## [TASK STATEMENT]
Nothing in the data should change when you return it, but leave the pictures out.

## [DATASET CONTENT]
[Start]

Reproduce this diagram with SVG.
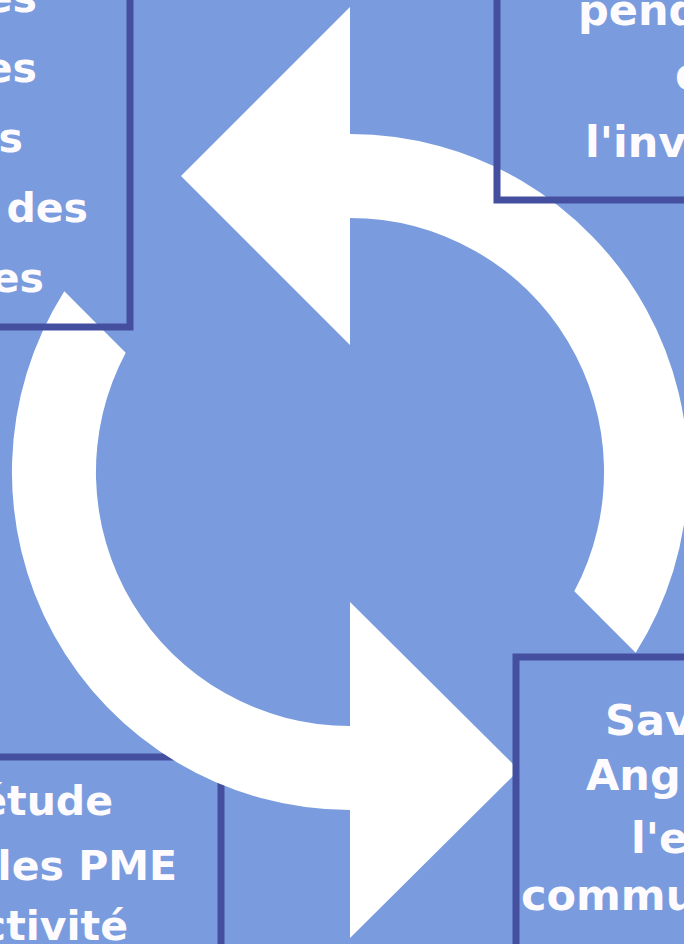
<svg xmlns="http://www.w3.org/2000/svg" width="684" height="944" viewBox="0 0 684 944">
  <style>
    .box { fill: none; stroke: #454FA0; stroke-width: 7; }
    .ring { fill: #FFFFFF; stroke: none; }
    .t { font-family: "DejaVu Sans", "Liberation Sans", sans-serif; font-weight: bold; font-size: 41px; fill: #FDFBFE; }
    .tr { font-size: 43px; }
  </style>
  <rect x="0" y="0" width="684" height="944" fill="#7A9CDE"/>

  <g id="node-bottom-left">
    <rect class="box" x="-10" y="757" width="231" height="220"/>
  </g>

  <g id="connectors">
    <path class="ring" d="M 350 134 A 338 338 0 0 1 635.7 652.7 L 574.3 591.3 A 254 254 0 0 0 350 218 Z"/>
    <polygon class="ring" points="350,7 181,176 350,345"/>
    <path class="ring" d="M 350 810 A 338 338 0 0 1 64.3 291.3 L 125.7 352.7 A 254 254 0 0 0 350 726 Z"/>
    <polygon class="ring" points="350,602 519,770 350,938"/>
  </g>

  <g id="node-top-left">
    <rect class="box" x="-10" y="-10" width="140" height="337"/>
    <text class="t" text-anchor="end" x="37" y="12">es</text>
    <text class="t" text-anchor="end" x="37" y="82">es</text>
    <text class="t" text-anchor="end" x="23" y="152">s</text>
    <text class="t" text-anchor="end" x="88" y="222">des</text>
    <text class="t" text-anchor="end" x="44" y="292">es</text>
  </g>

  <g id="node-top-right">
    <rect class="box" x="497" y="-10" width="220" height="210"/>
    <text class="t tr" x="578" y="25">pend</text>
    <text class="t tr" x="675" y="89">d</text>
    <text class="t tr" x="585" y="157">l'inv</text>
  </g>

  <g id="node-bottom-right">
    <rect class="box" x="516" y="657" width="220" height="320"/>
    <text class="t tr" x="605" y="735">Sav</text>
    <text class="t tr" x="586" y="790">Ang</text>
    <text class="t tr" x="631" y="853">l'ex</text>
    <text class="t tr" x="521" y="910">commu</text>
  </g>

  <g id="node-bottom-left-text">
    <text class="t" text-anchor="end" x="113" y="815">étude</text>
    <text class="t" text-anchor="end" x="177" y="880">les PME</text>
    <text class="t" text-anchor="end" x="128" y="940">ctivité</text>
  </g>
</svg>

[End]

## [FULL SOLUTION]
Reproduce this diagram with SVG.
<svg xmlns="http://www.w3.org/2000/svg" width="684" height="944" viewBox="0 0 684 944">
  <style>
    .box { fill: none; stroke: #454FA0; stroke-width: 7; }
    .ring { fill: #FFFFFF; stroke: none; }
    .t { font-family: "DejaVu Sans", "Liberation Sans", sans-serif; font-weight: bold; font-size: 41px; fill: #FDFBFE; }
    .tr { font-size: 43px; }
  </style>
  <rect x="0" y="0" width="684" height="944" fill="#7A9CDE"/>

  <g id="node-bottom-left">
    <rect class="box" x="-10" y="757" width="231" height="220"/>
  </g>

  <g id="connectors">
    <path class="ring" d="M 350 134 A 338 338 0 0 1 635.7 652.7 L 574.3 591.3 A 254 254 0 0 0 350 218 Z"/>
    <polygon class="ring" points="350,7 181,176 350,345"/>
    <path class="ring" d="M 350 810 A 338 338 0 0 1 64.3 291.3 L 125.7 352.7 A 254 254 0 0 0 350 726 Z"/>
    <polygon class="ring" points="350,602 519,770 350,938"/>
  </g>

  <g id="node-top-left">
    <rect class="box" x="-10" y="-10" width="140" height="337"/>
    <text class="t" text-anchor="end" x="37" y="12">es</text>
    <text class="t" text-anchor="end" x="37" y="82">es</text>
    <text class="t" text-anchor="end" x="23" y="152">s</text>
    <text class="t" text-anchor="end" x="88" y="222">des</text>
    <text class="t" text-anchor="end" x="44" y="292">es</text>
  </g>

  <g id="node-top-right">
    <rect class="box" x="497" y="-10" width="220" height="210"/>
    <text class="t tr" x="578" y="25">pend</text>
    <text class="t tr" x="675" y="89">d</text>
    <text class="t tr" x="585" y="157">l'inv</text>
  </g>

  <g id="node-bottom-right">
    <rect class="box" x="516" y="657" width="220" height="320"/>
    <text class="t tr" x="605" y="735">Sav</text>
    <text class="t tr" x="586" y="790">Ang</text>
    <text class="t tr" x="631" y="853">l'ex</text>
    <text class="t tr" x="521" y="910">commu</text>
  </g>

  <g id="node-bottom-left-text">
    <text class="t" text-anchor="end" x="113" y="815">étude</text>
    <text class="t" text-anchor="end" x="177" y="880">les PME</text>
    <text class="t" text-anchor="end" x="128" y="940">ctivité</text>
  </g>
</svg>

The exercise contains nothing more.